If you dump anything really hot you need a way to cool it down so you don't warp the PVC. Like discharge from an Autoclave, rice cookers, etc. Not uncommon to run X amount of feet of cast to cool things down then convert to PVC

If I am not mistaken some religious organizations like the Mormons or Seventh Day Adventists will not allow plastic. Had a church in my area done with Cast for that reason. 

Completely agree that outside of these reasons it can be pushed by Unions to keep costs up, in a few instances for fire (above ground) but they make a fire wrap which is commonly used for PVC installation in "open plenum" HVAC systems. In that case it is mandated.


----------



## skoronesa (Oct 27, 2015)

GAN said:


> If you dump anything really hot you need a way to cool it down so you don't warp the PVC. Like discharge from an Autoclave, rice cookers, etc. Not uncommon to run X amount of feet of cast to cool things down then convert to PVC
> 
> If I am not mistaken some religious organizations like the Mormons or Seventh Day Adventists will not allow plastic. Had a church in my area done with Cast for that reason.
> 
> Completely agree that outside of these reasons it can be pushed by Unions to keep costs up, in a few instances for fire (above ground) but they make a fire wrap which is commonly used for PVC installation in "open plenum" HVAC systems. In that case it is mandated.





Even cases of heat dissipation dwv copper might make more sense.
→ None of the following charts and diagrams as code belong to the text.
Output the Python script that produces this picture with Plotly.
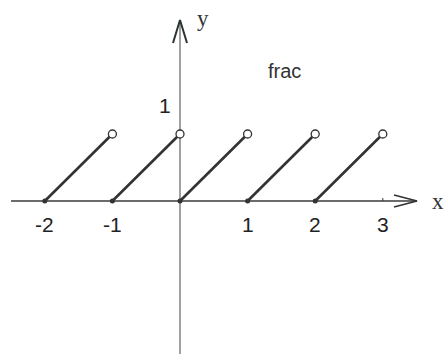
import plotly.graph_objects as go

# data
seg_starts = [-2, -1, 0, 1, 2]          # frac(x) = x - n on [n, n+1)
seg_ends = [-1, 0, 1, 2, 3]
x_tick_vals = [-2, -1, 1, 2, 3]
x_tick_text = ["-2", "-1", "1", "2", "3"]
y_tick_vals = [1]
y_tick_text = ["1"]
title_text = "frac"

W, H = 445, 354
x0_px, y0_px, ux, uy = 180, 201, 67.6, 67.0
x_range = [(0 - x0_px) / ux, (W - x0_px) / ux]
y_range = [-(H - y0_px) / uy, y0_px / uy]

fig = go.Figure()
dark = "#333333"

# segments
for a, b in zip(seg_starts, seg_ends):
    fig.add_trace(go.Scatter(x=[a, b], y=[0, 1], mode="lines",
                             line=dict(color=dark, width=2.6), hoverinfo="skip"))
# filled dots
fig.add_trace(go.Scatter(x=seg_starts, y=[0] * len(seg_starts), mode="markers",
                         marker=dict(color=dark, size=5), hoverinfo="skip"))
# open circles
fig.add_trace(go.Scatter(x=seg_ends, y=[1] * len(seg_ends), mode="markers",
                         marker=dict(color="white", size=8, line=dict(color=dark, width=1.3)),
                         hoverinfo="skip"))

# axes lines (in data coords derived from pixel extents)
x_axis_left = (11 - x0_px) / ux
x_axis_right = (417 - x0_px) / ux
y_axis_top = (y0_px - 20) / uy
fig.add_shape(type="line", x0=x_axis_left, x1=x_axis_right, y0=0, y1=0,
              line=dict(color="#3a3a3a", width=1.3), layer="below")
fig.add_shape(type="line", x0=0, x1=0, y0=y_range[0], y1=y_axis_top,
              line=dict(color="#808080", width=1.5), layer="below")

# arrowheads (open V)
ax_len, ax_w = 23 / ux, 6 / uy
fig.add_trace(go.Scatter(x=[x_axis_right - ax_len, x_axis_right, x_axis_right - ax_len],
                         y=[ax_w, 0, -ax_w], mode="lines",
                         line=dict(color="#333333", width=1.6), hoverinfo="skip"))
ay_len, ay_w = 23 / uy, 7 / ux
fig.add_trace(go.Scatter(x=[-ay_w, 0, ay_w],
                         y=[y_axis_top - ay_len, y_axis_top, y_axis_top - ay_len], mode="lines",
                         line=dict(color="#2a3530", width=2), hoverinfo="skip"))

# tick mark at 3
fig.add_shape(type="line", x0=3, x1=3, y0=0, y1=3 / uy, line=dict(color="#333333", width=1))

# tick labels
for v, t in zip(x_tick_vals, x_tick_text):
    fig.add_annotation(x=v, y=-23 / uy, text=t, showarrow=False,
                       font=dict(family="Liberation Sans, Arial", size=21, color="#222222"),
                       xanchor="center", yanchor="middle")
for v, t in zip(y_tick_vals, y_tick_text):
    fig.add_annotation(x=-15 / ux, y=v + 29 / uy, text=t, showarrow=False,
                       font=dict(family="Liberation Sans, Arial", size=21, color="#222222"),
                       xanchor="center", yanchor="middle")

fig.add_annotation(x=(438 - x0_px) / ux, y=0, text="x", showarrow=False,
                   font=dict(family="Liberation Serif, Times New Roman", size=23, color="#333333"),
                   xanchor="center", yanchor="middle")
fig.add_annotation(x=(203 - x0_px) / ux, y=(y0_px - 18) / uy, text="y", showarrow=False,
                   font=dict(family="Liberation Serif, Times New Roman", size=23, color="#333333"),
                   xanchor="center", yanchor="middle")
fig.add_annotation(x=(284 - x0_px) / ux, y=(y0_px - 71) / uy, text=title_text, showarrow=False,
                   font=dict(family="Liberation Sans, Arial", size=20, color="#333333"),
                   xanchor="center", yanchor="middle")

fig.update_layout(width=W, height=H, margin=dict(l=0, r=0, t=0, b=0),
                  paper_bgcolor="white", plot_bgcolor="white", showlegend=False,
                  xaxis=dict(range=x_range, visible=False, fixedrange=True),
                  yaxis=dict(range=y_range, visible=False, fixedrange=True))
fig.write_html("out.html", config={"displayModeBar": False},
               post_script="document.body.style.margin='0';document.body.style.overflow='hidden';")
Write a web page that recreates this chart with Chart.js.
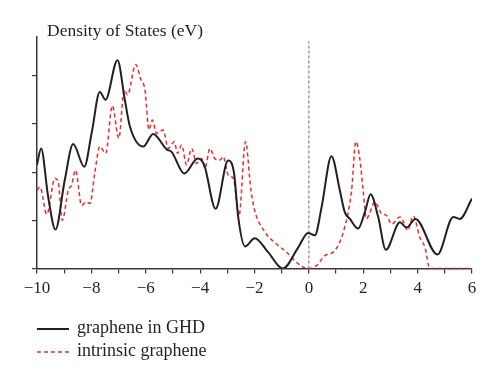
<!DOCTYPE html>
<html>
<head>
<meta charset="utf-8">
<script src="https://cdn.jsdelivr.net/npm/chart.js@4.4.1/dist/chart.umd.min.js"></script>
<style>
html,body{margin:0;padding:0;background:#fff;}
#wrap{width:500px;height:384px;position:relative;}
</style>
</head>
<body>
<div id="wrap"><canvas id="c" width="500" height="384"></canvas></div>
<script>
// ---- data ----
const ghdX = [-10,-9.85,-9.59,-9.32,-8.98,-8.67,-8.26,-7.99,-7.69,-7.48,-7.04,-6.77,-6.58,-6.09,-5.73,-5.23,-5.05,-4.58,-4.09,-3.85,-3.43,-2.97,-2.75,-2.6,-2.35,-1.99,-1.5,-0.96,-0.39,-0.03,0.22,0.47,0.83,1.14,1.32,1.51,1.81,2.06,2.27,2.55,2.83,3.35,3.59,3.92,4.73,5.31,5.55,6.0];
const ghdY = [2.15,2.49,1.49,0.81,1.83,2.58,2.11,2.81,3.66,3.5,4.32,3.5,2.94,2.53,2.79,2.47,2.42,1.97,2.28,2.15,1.24,2.24,1.97,1.07,0.46,0.63,0.34,0.0,0.44,0.74,0.69,1.28,2.33,1.62,1.17,1.03,0.83,1.17,1.54,1.07,0.39,0.96,0.85,1.03,0.29,1.07,1.03,1.45];

const intX = [-10,-9.89,-9.64,-9.34,-9.22,-9.07,-8.85,-8.73,-8.58,-8.36,-8.2,-8.05,-7.87,-7.69,-7.47,-7.23,-6.99,-6.79,-6.67,-6.37,-6.18,-6.03,-5.88,-5.76,-5.6,-5.36,-5.17,-4.95,-4.83,-4.68,-4.5,-4.31,-4.13,-3.95,-3.82,-3.64,-3.46,-3.27,-3.15,-2.97,-2.78,-2.57,-2.33,-2.13,-1.99,-1.62,-1.19,-0.82,-0.39,-0.03,0.28,0.59,0.96,1.32,1.57,1.73,1.88,2.0,2.12,2.2,2.43,2.67,2.86,3.04,3.35,3.5,3.63,3.84,4.08,4.27,4.45,6.0];
const intY = [1.62,1.69,1.125,1.87,1.8,1.0,1.62,1.73,2.04,1.31,1.38,1.35,2.0,2.53,2.39,3.375,2.7,3.71,3.6,4.23,3.92,3.71,2.875,3.08,2.8,2.875,2.49,2.63,2.39,2.56,2.15,2.49,2.18,2.28,2.08,2.49,2.28,2.25,2.32,1.94,1.87,1.1,2.63,1.62,1.2,0.76,0.51,0.34,0.1,0.0,0.06,0.27,0.375,0.86,1.62,2.63,2.25,1.6,1.03,1.1,1.38,1.14,1.1,0.92,1.07,0.95,0.79,1.09,0.65,0.44,0.0,0.0];

const fermiX = [0, 0];
const fermiY = [0, 4.71];

const xTicks = [-10,-9,-8,-7,-6,-5,-4,-3,-2,-1,0,1,2,3,4,5,6];
const yTicks = [0,1,2,3,4];

const titleText = 'Density of States (eV)';
const seriesNames = ['graphene in GHD', 'intrinsic graphene'];

const SERIF = '"Liberation Serif", "DejaVu Serif", serif';
const TXT = '#231f20';
const AX = '#3a3536';

function pts(xs, ys){ return xs.map((x,i)=>({x:x, y:ys[i]})); }

const overlay = {
  id: 'overlay',
  afterDraw(chart){
    const ctx = chart.ctx;
    ctx.save();
    ctx.fillStyle = TXT;
    ctx.textBaseline = 'middle';
    ctx.textAlign = 'left';
    ctx.font = '17.5px ' + SERIF;
    ctx.fillText(titleText, 47, 31);
    // legend
    const items = [
      {c: '#231f20', dash: [], w: 2, y: 329},
      {c: '#ee2a2a', dash: [4,3], w: 1.5, y: 352}
    ];
    ctx.font = '18px ' + SERIF;
    items.forEach((it, i) => {
      ctx.beginPath();
      ctx.setLineDash(it.dash);
      ctx.strokeStyle = it.c;
      ctx.lineWidth = it.w;
      ctx.moveTo(37, it.y); ctx.lineTo(69, it.y);
      ctx.stroke();
      ctx.setLineDash([]);
      ctx.fillStyle = TXT;
      ctx.fillText(seriesNames[i], 77, it.y - 1);
    });
    ctx.restore();
  }
};

new Chart(document.getElementById('c'), {
  type: 'line',
  data: {
    datasets: [
      {label: seriesNames[0], data: pts(ghdX, ghdY), borderColor: '#231f20', borderWidth: 2, pointRadius: 0, cubicInterpolationMode: 'monotone', fill: false},
      {label: seriesNames[1], data: pts(intX, intY), borderColor: '#ee2a2a', borderWidth: 1.5, borderDash: [4,3], pointRadius: 0, cubicInterpolationMode: 'monotone', fill: false},
      {label: 'Fermi', data: pts(fermiX, fermiY), borderColor: '#8a7f7a', borderWidth: 1.2, borderDash: [3,2], pointRadius: 0, fill: false}
    ]
  },
  options: {
    responsive: false,
    animation: false,
    events: [],
    layout: {padding: {left: 32, right: 28, top: 37, bottom: 80}},
    plugins: {legend: {display: false}, title: {display: false}, tooltip: {enabled: false}},
    scales: {
      x: {
        type: 'linear', min: -10, max: 6,
        afterBuildTicks: (s) => { s.ticks = xTicks.map(v => ({value: v})); },
        ticks: {
          autoSkip: false, maxRotation: 0, padding: 5, color: TXT,
          font: {family: SERIF, size: 17},
          callback: (v) => (v % 2 === 0) ? (v < 0 ? '\u2212' + Math.abs(v) : String(v)) : ''
        },
        grid: {drawOnChartArea: false, drawTicks: true, tickLength: 5, color: AX, lineWidth: 1.2},
        border: {display: true, color: AX, width: 1.5}
      },
      y: {
        type: 'linear', min: 0, max: 4.8,
        afterBuildTicks: (s) => { s.ticks = yTicks.map(v => ({value: v})); },
        ticks: {display: false},
        grid: {drawOnChartArea: false, drawTicks: true, tickLength: 5, color: AX, lineWidth: 1.2},
        border: {display: true, color: AX, width: 1.5}
      }
    }
  },
  plugins: [overlay]
});
</script>
</body>
</html>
Of course you'd want to paint it black.


Clearly there are cases when you might still want to install cast or copper instead of plastic. I just meant that in general, pvc should be your starting point. If you think you should use something else for a drain then start from there. Cast iron does have its place and I would never wish to completely ban any plumbing method or material. Service plumbing has taught me that you need all the options at your _disposal_. Lolz, drain humor. :vs_laugh:










.


----------



## PlumbusC37 (Oct 19, 2018)

skoronesa said:


> GAN said:
> 
> 
> > If you dump anything really hot you need a way to cool it down so you don't warp the PVC. Like discharge from an Autoclave, rice cookers, etc. Not uncommon to run X amount of feet of cast to cool things down then convert to PVC
> ...




Cast iron is code for commercial work in my city. PVC is illegal and we are not allowed to use it. Lead and oakum is the only permissible way to join pipe underground. Philadelphia has its own codebook , we don't follow IPC or UPC.


----------